Participants in the survey report that they are utilizing IT tools and creating a number of collaborative entities, the most popular being cross-unit project teams.

Approaches to creating alignment

--how to leverage the company's technologies and incubate both exploratory research and the early stages of product development.
--an internal Web site - to serve as a portal to outside databases and, via an extranet, which connects to business partners.

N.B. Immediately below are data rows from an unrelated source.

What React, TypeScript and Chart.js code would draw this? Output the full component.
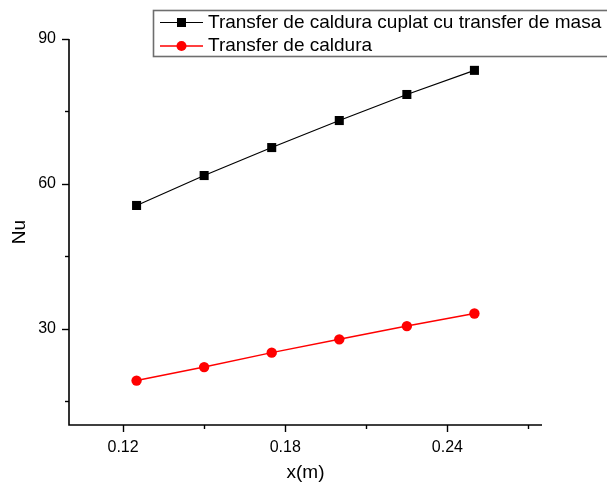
import React, { useEffect, useRef } from 'react';
import { Chart, registerables } from 'chart.js';

Chart.register(...registerables);

// Measured Nusselt numbers along the plate
const xPositions = [0.125, 0.15, 0.175, 0.2, 0.225, 0.25];
const coupledNu = [55.5, 61.7, 67.5, 73.1, 78.5, 83.5];
const heatOnlyNu = [19.2, 22.0, 25.0, 27.75, 30.5, 33.1];
const seriesNames = ['Transfer de caldura cuplat cu transfer de masa', 'Transfer de caldura'];

const xMajorTicks = [0.12, 0.18, 0.24];
const xMinorTicks = [0.15, 0.21, 0.27];
const yMajorTicks = [30, 60, 90];
const yMinorTicks = [15, 45, 75];

const FONT = '"Liberation Sans", Arial, sans-serif';

// Origin-style axes: left/bottom spines with long major and short minor ticks
const axesPlugin = {
  id: 'originAxes',
  afterDraw(chart: any) {
    const { ctx, chartArea, scales } = chart;
    const xs = scales.x;
    const ys = scales.y;
    ctx.save();
    ctx.strokeStyle = '#000';
    ctx.lineWidth = 1.6;
    ctx.beginPath();
    ctx.moveTo(chartArea.left, chartArea.top);
    ctx.lineTo(chartArea.left, chartArea.bottom);
    ctx.lineTo(chartArea.right, chartArea.bottom);
    ctx.stroke();
    ctx.lineWidth = 1.4;
    const xTick = (v: number, len: number) => {
      const px = Math.round(xs.getPixelForValue(v)) + 0.5;
      ctx.beginPath();
      ctx.moveTo(px, chartArea.bottom);
      ctx.lineTo(px, chartArea.bottom + len);
      ctx.stroke();
    };
    const yTick = (v: number, len: number) => {
      const py = Math.round(ys.getPixelForValue(v)) + 0.5;
      ctx.beginPath();
      ctx.moveTo(chartArea.left, py);
      ctx.lineTo(chartArea.left - len, py);
      ctx.stroke();
    };
    xMajorTicks.forEach((v) => xTick(v, 7));
    xMinorTicks.forEach((v) => xTick(v, 4));
    yMajorTicks.forEach((v) => yTick(v, 7));
    yMinorTicks.forEach((v) => yTick(v, 4));
    ctx.restore();
  },
};

// Framed legend box in the upper right corner
const legendPlugin = {
  id: 'boxLegend',
  afterDraw(chart: any) {
    const { ctx } = chart;
    ctx.save();
    ctx.strokeStyle = '#6e6e6e';
    ctx.lineWidth = 1.6;
    ctx.strokeRect(153.5, 10.5, 470, 46);
    const rows = [22.5, 46];
    chart.data.datasets.forEach((ds: any, i: number) => {
      const y = rows[i];
      ctx.strokeStyle = ds.borderColor;
      ctx.lineWidth = ds.borderWidth;
      ctx.beginPath();
      ctx.moveTo(160, y);
      ctx.lineTo(203, y);
      ctx.stroke();
      ctx.fillStyle = ds.pointBackgroundColor;
      if (ds.pointStyle === 'rect') {
        ctx.fillRect(177, y - 4.5, 9, 9);
      } else {
        ctx.beginPath();
        ctx.arc(181.5, y, 5, 0, Math.PI * 2);
        ctx.fill();
      }
      ctx.fillStyle = '#000';
      ctx.font = `19px ${FONT}`;
      ctx.textBaseline = 'middle';
      ctx.textAlign = 'left';
      ctx.fillText(ds.label, 208, y);
    });
    ctx.restore();
  },
};

export default function App() {
  const canvasRef = useRef<HTMLCanvasElement | null>(null);

  useEffect(() => {
    if (!canvasRef.current) return;
    const chart = new Chart(canvasRef.current, {
      type: 'line',
      data: {
        datasets: [
          {
            label: seriesNames[0],
            data: xPositions.map((x, i) => ({ x, y: coupledNu[i] })),
            borderColor: '#000000',
            borderWidth: 1.2,
            pointStyle: 'rect',
            pointRadius: 6.4,
            pointBackgroundColor: '#000000',
            pointBorderWidth: 0,
          },
          {
            label: seriesNames[1],
            data: xPositions.map((x, i) => ({ x, y: heatOnlyNu[i] })),
            borderColor: '#ff0000',
            borderWidth: 1.5,
            pointStyle: 'circle',
            pointRadius: 5.2,
            pointBackgroundColor: '#ff0000',
            pointBorderWidth: 0,
          },
        ],
      },
      options: {
        animation: false,
        responsive: false,
        layout: { padding: { top: 39, right: 65, left: 0, bottom: 0 } },
        plugins: { legend: { display: false }, tooltip: { enabled: false } },
        scales: {
          x: {
            type: 'linear',
            min: 0.1,
            max: 0.275,
            grid: { display: false, drawTicks: false },
            border: { display: false },
            afterBuildTicks: (scale: any) => {
              scale.ticks = xMajorTicks.map((value) => ({ value }));
            },
            afterFit: (scale: any) => {
              scale.height = 59;
            },
            ticks: {
              padding: 13,
              color: '#000',
              font: { family: FONT, size: 16 },
              callback: (v: any) => Number(v).toFixed(2),
            },
            title: {
              display: true,
              text: 'x(m)',
              color: '#000',
              font: { family: FONT, size: 19 },
              padding: { top: 0, bottom: 0 },
            },
          },
          y: {
            type: 'linear',
            min: 10,
            max: 90,
            grid: { display: false, drawTicks: false },
            border: { display: false },
            afterBuildTicks: (scale: any) => {
              scale.ticks = yMajorTicks.map((value) => ({ value }));
            },
            afterFit: (scale: any) => {
              scale.width = 69;
            },
            ticks: {
              padding: 13,
              color: '#000',
              font: { family: FONT, size: 16 },
              callback: (v: any) => String(v),
            },
            title: {
              display: true,
              text: 'Nu',
              color: '#000',
              font: { family: FONT, size: 19 },
              padding: { top: 8, bottom: 0 },
            },
          },
        },
      },
      plugins: [axesPlugin, legendPlugin],
    });
    return () => chart.destroy();
  }, []);

  return (
    <div style={{ position: 'fixed', left: 0, top: 0, width: 607, height: 484, background: '#fff' }}>
      <canvas ref={canvasRef} width={607} height={484} style={{ width: 607, height: 484, display: 'block' }} />
    </div>
  );
}
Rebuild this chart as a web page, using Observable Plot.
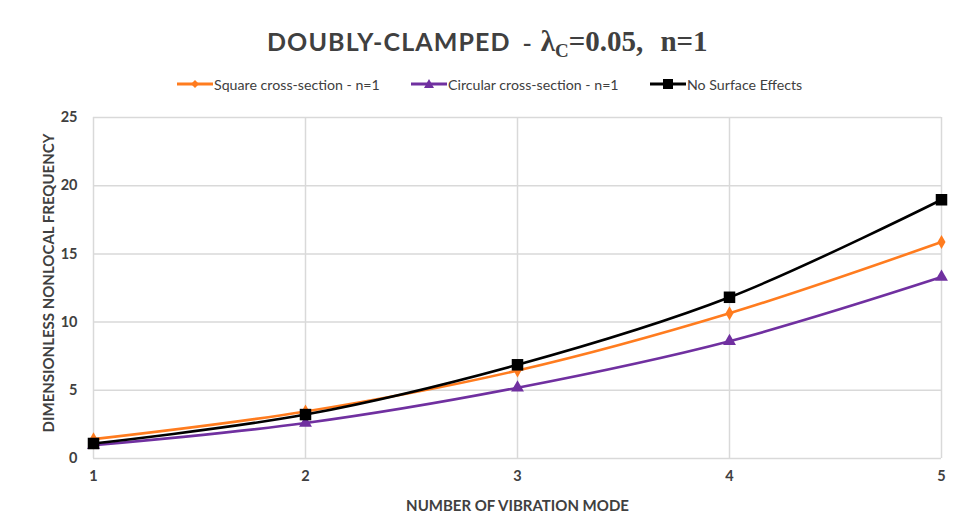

In a highly decentralized environment, resources tend to be consumed by doing development and innovation within the existing product line. You need to underscore the need for collaboration:
--Created cross-business marketing and technical councils responsible for market sensing as well as defining opportunities for potential products.
--Establish the position of "innovation champion"
   --float among the units,
   --gather the knowledge and tools the firm has developed to promote inter-unit collaboration and
   --help embed the knowledge within the organization.
--Set aside a separate funding pool for innovation, which could allow the company to
divorce the kind of risky, speculative initiatives that produce innovation from the firm's standard reward system, which is economic-value based.
--Introduce a formal phase-gate process with defined steps for opportunity identification, testing concepts for feasibility, and determining marketability and compliance before a final decision is made.
--Convene innovation summits.

Innovation Councils

A high number of firms have a central coordinating body for innovation and all of those firms had created this body since 1999. The primary roles for these councils are:
--to carry out high-level reviews of new opportunities and to make the final decision on moving them towards commercialization;
--to approve resource allocation and
--to help spot new opportunities for the firm.

Other roles of Innovation Councils volunteered by individual firms include:
--sharing best practices,
--coordinating knowledge management and
--offering a platform for cross-business initiatives.